Question

How do you simplify the fraction $\dfrac{14}{8}$?

Answer 1

Hint: We first try to describe the relation between the denominator and the numerator to find the simplified form. The common factors of both the numerators and the denominators need to be eliminated. We use the G.C.D of the denominator and the numerator to divide both of them. We get the simplified form when the G.C.D is 1.

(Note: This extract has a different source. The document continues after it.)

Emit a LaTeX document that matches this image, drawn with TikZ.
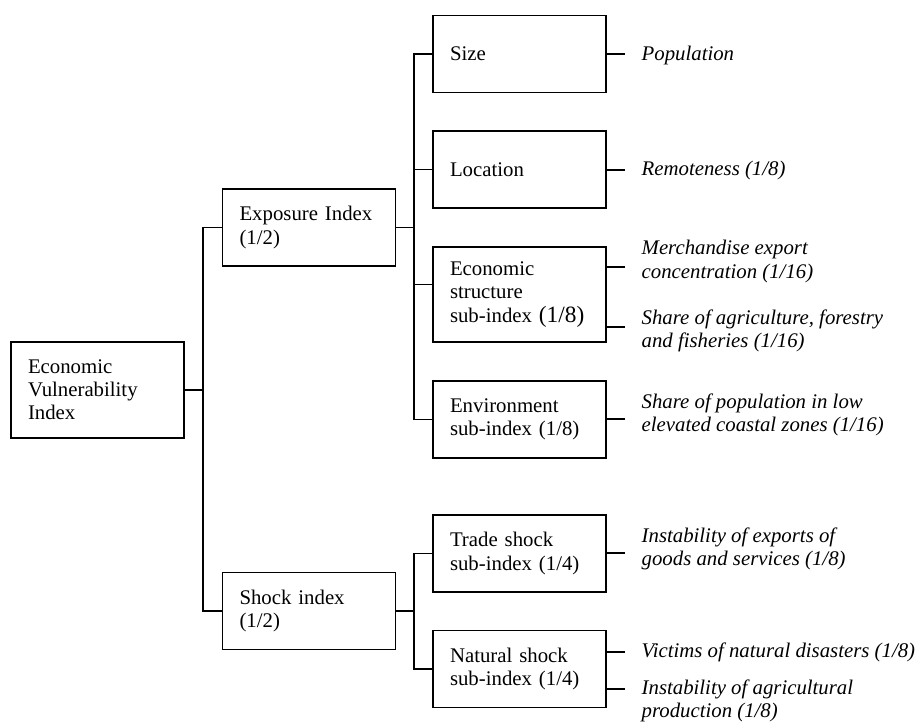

Complete step by step solution:
We need to find the simplified form of the proper fraction $\dfrac{14}{8}$.
Simplified form is achieved when the G.C.D of the denominator and the numerator is 1.
This means we can’t eliminate any more common root from them other than 1.
For any fraction $\dfrac{p}{q}$, we first find the G.C.D of the denominator and the numerator. If it’s 1 then it’s already in its simplified form and if the G.C.D of the denominator and the numerator is any other number d then we need to divide the denominator and the numerator with d and get the simplified fraction form as $\dfrac{{}^{p}/{}_{d}}{{}^{q}/{}_{d}}$.
For our given fraction $\dfrac{14}{8}$, the G.C.D of the denominator and the numerator is 2.
$\begin{align}
  & 2\left| \!{\underline {\,
  8,14 \,}} \right. \\
 & 1\left| \!{\underline {\,
  4,7 \,}} \right. \\
\end{align}$
Now we divide both the denominator and the numerator with 2 and get $\dfrac{{}^{14}/{}_{2}}{{}^{8}/{}_{2}}=\dfrac{7}{4}$.
Therefore, the simplified form of $\dfrac{14}{8}$ is $\dfrac{7}{4}$.

Note:
We need to remember that the denominator in both cases of improper fraction and the mixed fraction will be the same. The only change happens in the numerator. The relation being the equational representation of $a=bx+c$ for mixed fraction $x\dfrac{c}{b}$. In case of mixed fractions, we can convert it into an improper fraction and then apply the simplification.